Lamb of God played in between the two and, of course, put on a show that Killadelphia could more than appreciate. Philly’s love of LOG goes way back and it shows given the fact that a couple thousand people braved downpours to see them hit the stage. LOG got the worst of the weather but still absolutely killed it. Even throughout the horrendous conditions, I’d say they delivered one of the best performances I’ve seen from them. The guys from Richmond stuck to the classics and fan favorites, which was more than appropriate for the sing alongs and intensity of the approving crowd. Highlights for me were “Now You’ve Got Something to Die For,” “512” and “Engage the Fear Machine.”

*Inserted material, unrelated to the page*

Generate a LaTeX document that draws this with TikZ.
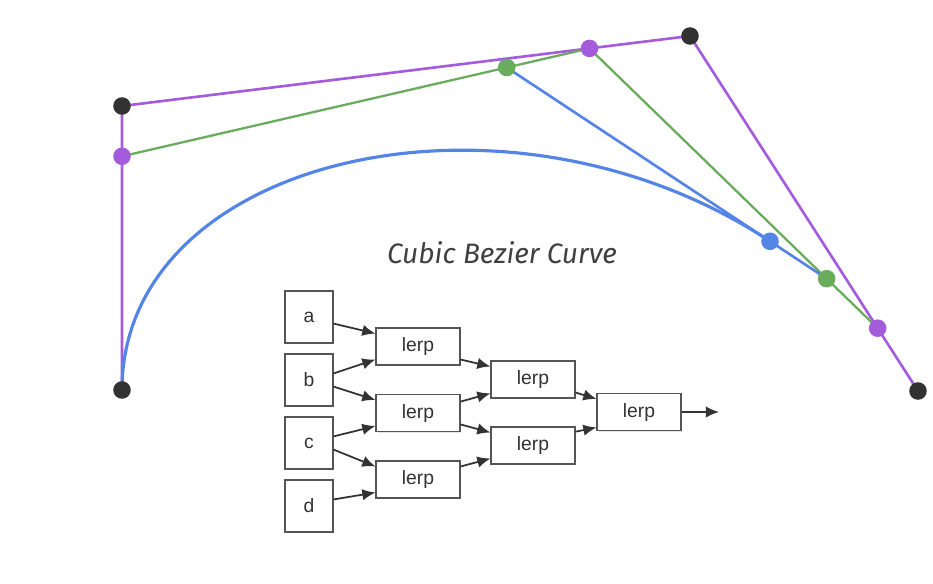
\documentclass[tikz,border=0pt]{standalone}
\usepackage{fontspec}
\setmainfont{Liberation Sans}
\newfontfamily\titlefont{Fira Sans}
\usetikzlibrary{calc,arrows.meta,shadows}
\definecolor{ctrlpurple}{RGB}{164,92,220}
\definecolor{ctrlgreen}{RGB}{104,172,92}
\definecolor{curveblue}{RGB}{84,132,230}
\definecolor{ptdark}{RGB}{50,50,50}
\definecolor{boxline}{RGB}{85,85,85}
\newcommand{\tval}{0.823}
\tikzset{
  inbox/.style={draw=boxline,line width=0.9pt,fill=white,minimum width=27pt,
    minimum height=29.5pt,inner sep=0pt,text=black!80,
    font=\fontsize{11}{13}\selectfont,
    drop shadow={shadow xshift=0.8pt,shadow yshift=-0.8pt,opacity=0.2}},
  lerpbox/.style={inbox,minimum width=47.5pt,minimum height=21pt},
  wire/.style={draw=black!80,line width=1pt,-{Latex[length=7.5pt,width=6.5pt]}},
  ptdot/.style={fill=#1},
}

\begin{document}
\begin{tikzpicture}[x=0.02cm,y=-0.02cm]
\fill[white] (0,0) rectangle (933,583);
\useasboundingbox (0,0) rectangle (933,583);

% control points and de Casteljau steps
\coordinate (p0) at (122,390);
\coordinate (p1) at (122,106);
\coordinate (p2) at (690,36);
\coordinate (p3) at (918,391);
\coordinate (pu1) at ($(p0)!\tval!(p1)$);
\coordinate (pu2) at ($(p1)!\tval!(p2)$);
\coordinate (pu3) at ($(p2)!\tval!(p3)$);
\coordinate (gr1) at ($(pu1)!\tval!(pu2)$);
\coordinate (gr2) at ($(pu2)!\tval!(pu3)$);
\coordinate (bl) at ($(gr1)!\tval!(gr2)$);

\draw[ctrlpurple,line width=1.5pt] (p0) -- (p1) -- (p2) -- (p3);
\draw[ctrlgreen,line width=1.3pt] (pu1) -- (pu2) -- (pu3);
\draw[curveblue,line width=1.5pt] (gr1) -- (gr2);
\draw[curveblue,line width=1.8pt] (p0) .. controls (pu1) and (gr1) .. (bl);

\foreach \pt in {p0,p1,p2,p3}
  \fill[ptdot=ptdark] (\pt) circle[radius=5pt];
\foreach \pt in {pu1,pu2,pu3}
  \fill[ptdot=ctrlpurple] (\pt) circle[radius=5pt];
\foreach \pt in {gr1,gr2}
  \fill[ptdot=ctrlgreen] (\pt) circle[radius=5pt];
\fill[ptdot=curveblue] (bl) circle[radius=5pt];

\node[font=\titlefont\itshape\fontsize{16}{19}\selectfont,text=black!75] (title) at (502,253) {Cubic Bezier Curve};

% lerp network
\node[inbox] (a) at (309,317) {a};
\node[inbox] (b) at (309,380) {b};
\node[inbox] (c) at (309,443) {c};
\node[inbox] (d) at (309,506) {d};
\node[lerpbox] (l1) at (418,346.5) {lerp};
\node[lerpbox] (l2) at (418,413) {lerp};
\node[lerpbox] (l3) at (418,479.5) {lerp};
\node[lerpbox] (l4) at (533,379.5) {lerp};
\node[lerpbox] (l5) at (533,445.5) {lerp};
\node[lerpbox] (l6) at (639,412) {lerp};
\coordinate (out) at (719,412);

\draw[wire] (a.-15) -- (l1.163);
\draw[wire] (b.15) -- (l1.197);
\draw[wire] (b.-15) -- (l2.163);
\draw[wire] (c.15) -- (l2.197);
\draw[wire] (c.-15) -- (l3.163);
\draw[wire] (d.15) -- (l3.197);
\draw[wire] (l1.-17) -- (l4.163);
\draw[wire] (l2.15) -- (l4.198);
\draw[wire] (l2.-15) -- (l5.163);
\draw[wire] (l3.17) -- (l5.197);
\draw[wire] (l4.-17) -- (l6.163);
\draw[wire] (l5.18) -- (l6.200);
\draw[wire] (l6.east) -- (out);
\end{tikzpicture}
\end{document}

Overall, these three legends gave the crowd exactly what they’ve come to expect. It’s little surprise these bands deliver tour after tour given their intense amount of old fashioned sweat equity. The people I spoke with who ordered the VIP packages were incredibly stoked and there was a nice little group of people at the Slayer sound check. The Philly show was completely sold out and some unfortunate fans were a bit too late in ordering their tickets. There were many who were shut out thinking they could get tickets at the walk-up and then went scrambling to find a ticket at the last minute. My advice is simple: don’t make that mistake. If this tour is coming to your town – get your tickets now because the buzz on this show is huge. I might just have to hop on the train to New York and go see this again!